Where every melee PC is a coward unwilling to be the first to engage an enemy.
That was first edition. Where charging was so much bad than full attacking. In second edition, you have far more chances of success when charging.

Quoted! Moving close to the enemy in first edition exposed you to devastating full attacks if you could not drop it with a single attack.

We were playing a campaign with strong characters (special races + gestalt), and one of them was rather tanky. He decided to charge a boss, not picking up the hint that it had readied an action to strike.
So, the readied action was a hit, and the following AoO (the foe had more reach) was a critical.
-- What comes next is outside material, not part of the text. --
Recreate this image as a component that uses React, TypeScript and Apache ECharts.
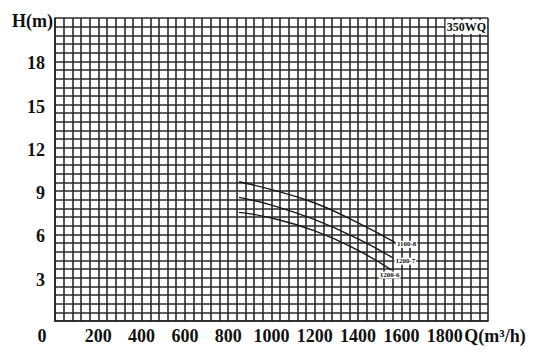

Result: tank went from full HP to dead without attacking once, and without even needing to eat the boss' full attack that would have happened on the following round.

Liberty's Edge

Pathfinder Companion, Pathfinder Accessories Subscriber; Pathfinder Roleplaying Game Superscriber
Douglas Muir 406 wrote:
martryn wrote:

Pathfinder 2nd Edition:

Where every melee PC is a coward unwilling to be the first to engage an enemy.

I want to pull out this quote, because it gets to something I've been wondering about. In PF2, why would you ever be the first to engage? Why would a fighter ever NOT just stand there, raise a shield, and ready an action to strike when the enemy approaches?

In other words, why don't PF2 melees turn into two groups staring at each other across a room?

Doug M.

What about PF1 where at higher levels moving costs you the awesome full attack of death?